De bruidsgemeente heeft geestelijke antennes en is afgestemd op de hemelse dingen. Zij weet hoe laat het is op Gods klok. Zij heeft de tijden leren onderscheiden. Zij kent de geheimen van de toewijding aan de Here Jezus in het persoonlijke leven en in de omgang met de Here. Zij kent de wandel met God en leeft dagelijks in Zijn dichte nabijheid. Zij is te vergelijken met Henoch, die wandelde met God en plotseling was hij van de aarde weg. Zij is te vergelijken met Elia die het moment wist dat de Here hem thuis zou halen. Vurige paarden en wagens brachten deze man van God de hemel binnen.

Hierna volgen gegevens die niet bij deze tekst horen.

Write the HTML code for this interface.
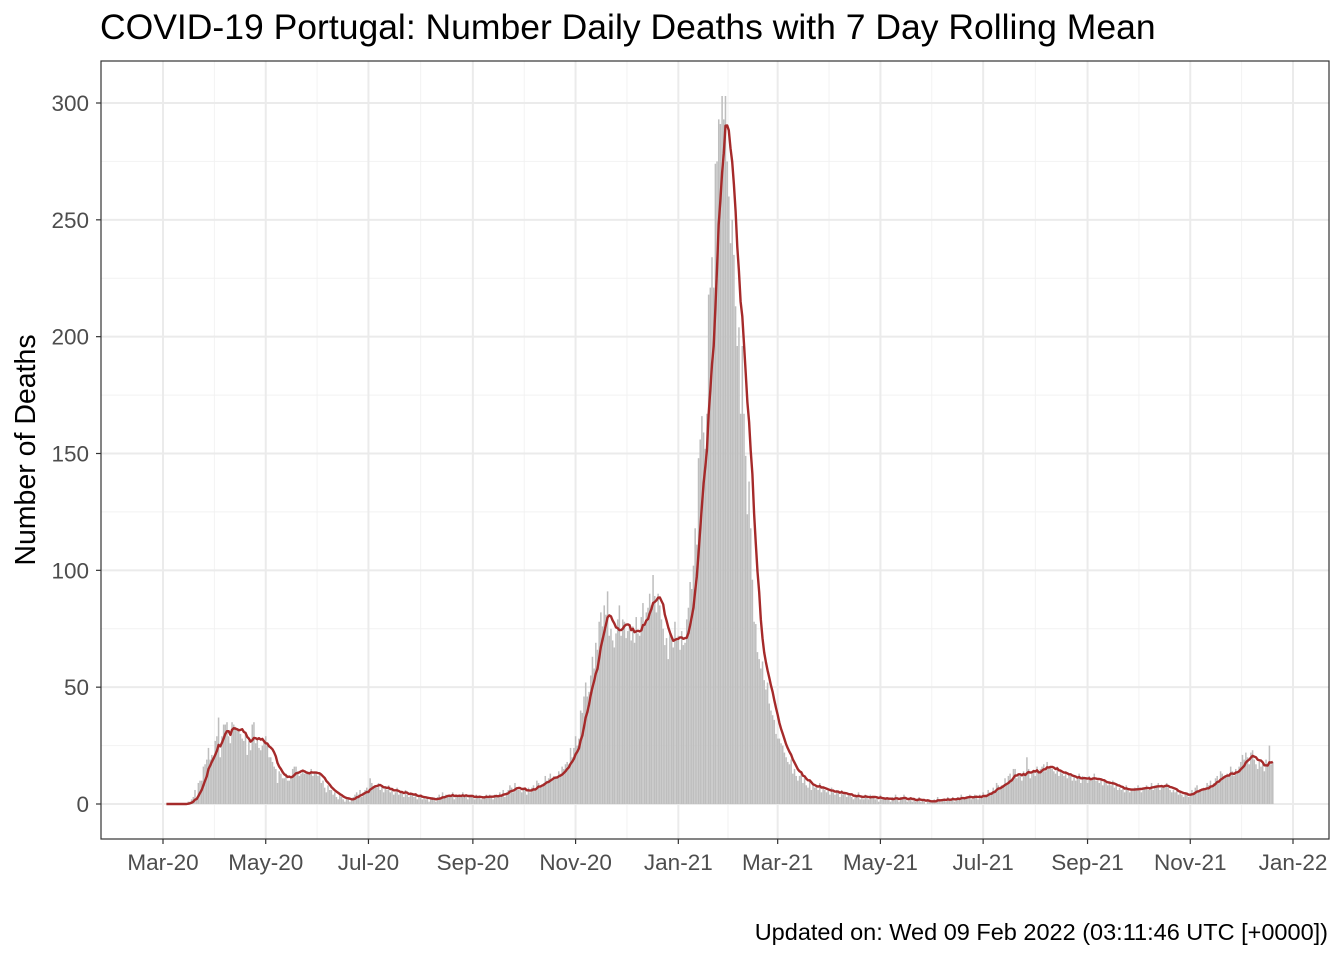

Ook is zij te vergelijken met Jezus zelf. Zij heeft het Leven van Hemzelf ontvangen, door de Heilige Geest: eeuwigheidsleven. Zij leeft daaruit, denkt daaruit en handelt daaruit. Zij straalt vanwege de hemelse heerlijkheid, omdat zij die nauwe omgang met de Here zelf kent en beleeft (2 Korintiërs 3:18). De anderen bemerken niets van wat zij kent en weet. Zij laat zich niet van de wijs brengen, want zij wandelt in de liefde van Christus, die lankmoedig en goedertieren is. Zij is niet afgunstig en praalt niet. Ook is zij niet opgeblazen en zij kwetst niemands gevoel. Zij zoekt zichzelf niet en wordt niet verbitterd. Zij rekent niemand het kwade toe, ook niet aan hen die niets bemerken van de grote daden van God in de tekenen van de eindtijd. Zij bereidt zichzelf toe voor die grote dag van de ontmoeting met haar Heiland en Hoofd, die aan haar verschijnt in heerlijkheid en majesteit.
Dat was de Boodschap van Johannes de Heer tussen en ná twee wereldoorlogen. Dat is de Boodschap van Het Zoeklicht vandaag. Maranatha!